Petite consolation pour les «Blochériennes»: la section «Seniors» est également appelée à disparaître. Les papis (les mamies, on en parle même pas) peuvent toujours, c’est vrai, donner un coup à la cuisine, ou garder les enfants, si pas prier pour toute la famille.

Autre femme d’influence à l’intérieur de l’UDC, Silvia Bär, secrétaire générale adjointe, fait valoir, non sans raison, que la politique ne gagne pas grand chose à être sexuée à outrance. «Quand on parle d’asile par exemple, quelle différence existe-t-il entre les hommes et les femmes?» C’est vrai ça, foin du genre: tout le monde dehors.

Bref en supprimant sa section femmes, l’UDC semble se mettre simplement en accord avec ses propres principes. La fermeture, par exemple, des bureaux de l’égalité figure à son programme. Plutôt qu’une politique de genre, les agrariens préfèrent un combat en faveur de «l’être humain, la famille et la communauté». Qui le leur reprochera?

L’UDC semble d’autant tentée par ce petit affront fait aux femmes que l’électorat féminin lui reste très fidèle, malgré, ou à cause diraient certains, cette valorisation assez rigide du rôle traditionnel de la femme dans la société. Le KKK n’est pas qu’un dictat patriarcal, il a aussi ses partisanes enthousiastes. Comme il y a des femmes, n’en doutons pas, qui portent le voile islamique avec enthousiasme et reconnaissance.

Et puis avant de qualifier l’UDC de phalange outrageusement passéiste, on pourrait se demander si, au contraire, elle ne se situe pas, avec son machisme de comices agricoles, ou d’hommes des bois, comme on voudra, aux avant-postes d’une tendance lourde. D’une dérive appelée à se faire courante, si on n’y prend garde. Dans un pays déjà où des garnements prétentieux et fanatiques se sont vus accorder le droit de ne pas serrer la main de leur enseignante au nom de convictions religieuses.

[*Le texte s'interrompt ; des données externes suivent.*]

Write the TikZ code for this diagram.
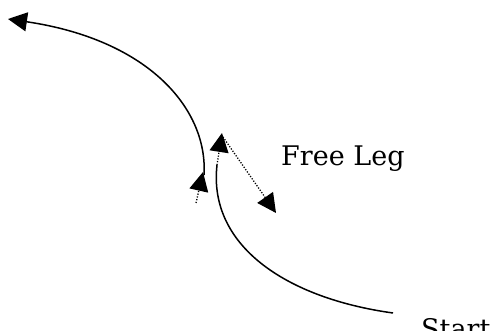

On croyait en avoir fini depuis longtemps avec la chasse aux sorcières. Avec ces procès en impureté. On se trompait peut-être. C’était peut-être le vieux bagnard Chappaz qui avait raison, lui qui se fendait, dans les Maquereaux des cimes blanches, tout juste réédités par les éditions Zoé, de cette inquiétante prophétie: «La préhistoire est devant nous».